Meuthen, Gauland und die Massenmörder

„Es gibt eine unfehlbare, zu 100% erfolgreiche Methode die Aufmerksamkeit auch des letzten Kommunikations- oder Kontaktverweigerers zu erhalten: Fügen Sie ihm Schmerz zu, einen Schaden, nutzen Sie ihre Möglichkeit zur Aggression. Das heißt nicht unbedingt, dass Sie Gewalt anwenden müssen, obwohl dies letztlich die ultimative Form ist Aufmerksamkeit zu erhalten. (...)


Wenn Sie die körperliche und seelische Gesundheit oder gar die Existenz eines Menschen – physisch oder ökonomisch – bedrohen, dann muss er in die Kommunikation einsteigen und kann Sie nicht ignorieren.


Dies ist eine Kommunikationsstrategie, die seit Jahrhundert sehr erfolgreich von Terroristen aller Art praktiziert wird.

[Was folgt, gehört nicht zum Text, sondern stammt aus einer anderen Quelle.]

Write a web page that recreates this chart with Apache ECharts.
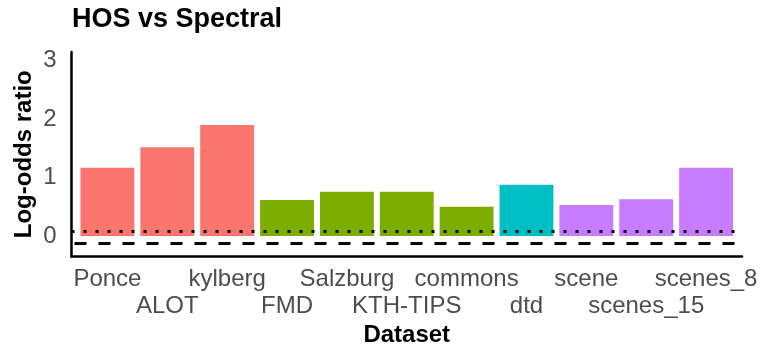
<!DOCTYPE html>
<html>
<head>
<meta charset="utf-8">
<script src="https://cdn.jsdelivr.net/npm/echarts@6/dist/echarts.min.js"></script>
<style>
html,body{margin:0;padding:0;background:#fff;overflow:hidden;}
#chart{width:762px;height:345px;}
</style>
</head>
<body>
<div id="chart"></div>
<script>
const categories = ['Ponce','ALOT','kylberg','FMD','Salzburg','KTH-TIPS','commons','dtd','scene','scenes_15','scenes_8'];
const values = [1.17, 1.52, 1.90, 0.615, 0.76, 0.76, 0.50, 0.88, 0.53, 0.63, 1.17];
const groups = [0, 0, 0, 1, 1, 1, 1, 2, 3, 3, 3];
const groupColors = ['#F8766D', '#7CAE00', '#00BFC4', '#C77CFF'];
const yTicks = [0, 1, 2, 3];
const dottedLine = 0.085;
const dashedLine = -0.115;

const positions = categories.map((_, i) => i);
const evenPos = positions.filter(i => i % 2 === 0);
const oddPos = positions.filter(i => i % 2 === 1);
const FONT = '"Liberation Sans", Arial, Helvetica, sans-serif';

function labelName(v) { return categories[Math.round(v)]; }

const baseX = {
  type: 'value',
  min: -0.6, max: 10.6,
  position: 'bottom',
  axisTick: {show: false},
  splitLine: {show: false}
};

const chart = echarts.init(document.getElementById('chart'), null, {renderer: 'canvas'});
chart.setOption({
  animation: false,
  backgroundColor: '#ffffff',
  title: {
    text: 'HOS vs Spectral',
    left: 72, top: 5, padding: 0,
    textStyle: {fontFamily: FONT, fontSize: 27, fontWeight: 'bold', color: '#000', lineHeight: 30}
  },
  grid: {left: 71.5, right: 20, top: 52, bottom: 88.5, containLabel: false, outerBoundsMode: 'none'},
  xAxis: [
    Object.assign({}, baseX, {
      name: 'Dataset',
      nameLocation: 'middle',
      nameGap: 67,
      nameMoveOverlap: false,
      nameTextStyle: {fontFamily: FONT, fontSize: 24, fontWeight: 'bold', color: '#000', lineHeight: 24},
      axisLine: {show: true, onZero: false, lineStyle: {color: '#000', width: 2.5}},
      axisLabel: {
        customValues: evenPos,
        showMinLabel: true, showMaxLabel: true, hideOverlap: false,
        fontFamily: FONT, fontSize: 24, color: '#4D4D4D', lineHeight: 26, margin: 10,
        formatter: labelName
      }
    }),
    Object.assign({}, baseX, {
      offset: 0,
      axisLine: {show: false, onZero: false},
      axisLabel: {
        customValues: oddPos,
        showMinLabel: true, showMaxLabel: true, hideOverlap: false,
        fontFamily: FONT, fontSize: 24, color: '#4D4D4D', lineHeight: 26, margin: 37,
        formatter: labelName
      }
    })
  ],
  yAxis: {
    type: 'value',
    min: -0.35, max: 3.15,
    name: 'Log-odds ratio',
    nameLocation: 'middle',
    nameRotate: 90,
    nameGap: 35,
    nameMoveOverlap: false,
    nameTextStyle: {fontFamily: FONT, fontSize: 24, fontWeight: 'bold', color: '#000', lineHeight: 24},
    axisLine: {show: true, onZero: false, lineStyle: {color: '#000', width: 2.5}},
    axisTick: {show: false},
    splitLine: {show: false},
    axisLabel: {
      customValues: yTicks,
      showMinLabel: true, showMaxLabel: true,
      fontFamily: FONT, fontSize: 24, color: '#4D4D4D', margin: 15,
      padding: [4, 0, 0, 0]
    }
  },
  series: [{
    type: 'bar',
    xAxisIndex: 0,
    barWidth: '90%',
    data: values.map((v, i) => ({value: [positions[i], v], itemStyle: {color: groupColors[groups[i]]}})),
    markLine: {
      silent: true,
      symbol: ['none', 'none'],
      label: {show: false},
      data: [
        {yAxis: dottedLine, lineStyle: {color: '#000', width: 3, type: [3, 9], cap: 'butt'}},
        {yAxis: dashedLine, lineStyle: {color: '#000', width: 3, type: [12, 12], dashOffset: -3, cap: 'butt'}}
      ]
    }
  }]
});
</script>
</body>
</html>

Nun wollen Sie ja wahrscheinlich nicht zum Terroristen gestempelt werden. Das sollte Sie aber nicht von der strategischen Nutzung ihres aggressiven Potenzials abhalten. Sie sind schließlich in einem Kampf um Geltung und Wirkmächtigkeit. Da Sie den Rahmen zivilisierten Verhaltens nicht dauerhaft verlassen dürfen, wenn Sie eine breite Gefolgschaft auch in bürgerlichen Kreisen finden wollen, dürfen Sie sich nicht selbst an Gewalttätigkeiten beteiligen. Es reicht in der Regel, wenn Sie eine aggressive Sprache wählen und öffentlich Aussagen tätigen, die als aggressiv erlebt werden. Sie können und dürfen sich auch ungeniert zu Gewaltphantasien bekennen oder hypothetisch kriegerische Szenarien durchspielen, solange Sie die nicht in die Tat umsetzen, sind Sie auf der sicheren Seite: Man kann Ihnen nicht strafrechtlich an die Karre fahren, da Sie nichts Verbotenes getan haben, aber gleichzeitig ernten Sie unerhörte Aufmerksamkeit der Presse und Ihrer Gegner. Die können Sie dann beide wiederum nach Herzenslust angreifen und beschimpfen oder abwerten.


 (...)


Wenn es im zeitlichen Zusammenhang mit einer Ihrer Reden oder eines Interviews zu Gewalttaten kommt (wenn, zum Beispiel, Flüchtlingsheime abgefackelt, dunkelhäutige Menschen durch die Straßen gejagt, afghanische Restaurants die Scheiben eingeworfen werden usw.) so rudern Sie auf keinen Fall zurück, sondern behaupten Sie ungeniert, dass Sie missverstanden worden wären. Denn es stimmt ja, dass immer der Empfänger die Hoheit über die Deutung Ihrer Worte hat. Sie wissen ja genau, dass Sie das nie und nimmer so gemeint haben, wie diese eigentlich ja guten Patrioten es falsch verstanden haben.


Es ist eine Gradwanderung, die sie eine gewisse Zeit überstehen müssen. Denn es wäre fatal, wenn Sie offiziell vom Verfassungsschutz beobachtet würden. Das Risiko ist, dass Sie vom Platz gestellt werden und nicht mehr mitspielen dürfen. Dann würden Sie wahrscheinlich die Unterstützung der bürgerlichen Kräfte verlieren, die bislang mit gemischten Gefühlen auf Sie schaut: fasziniert und mit leichtem Grusel.


(...)“


Aus: Anleitung zum Populismus oder: Ergreifen Sie die Macht, S. 26 – 28.


Anzumerken ist noch aus der Perspektive des Psychiaters: Massenmord gehört nicht zu den Symptomen, die in den internationalen Diagnose-Manualen als Kennzeichen von psychischen Krankheiten aufgeführt werden. Aber natürlich hat jemand, der zehn andere Menschen, die er nicht kennt, blindwütig ermordet, „ein Rad ab“. Der Täter von Hanau war sicher „verwirrt“. Aber auch Herr Meuthen und Herr Gauland sind „verwirrt“, wenn sie behaupten, es gäbe keinen politischen Hintergrund für diese und ähnliche Taten. Sie tragen daran eine gravierende Mitverantwortung. Es ist eines der Ergebnisse ihres Aufrufs zur „Jagd“.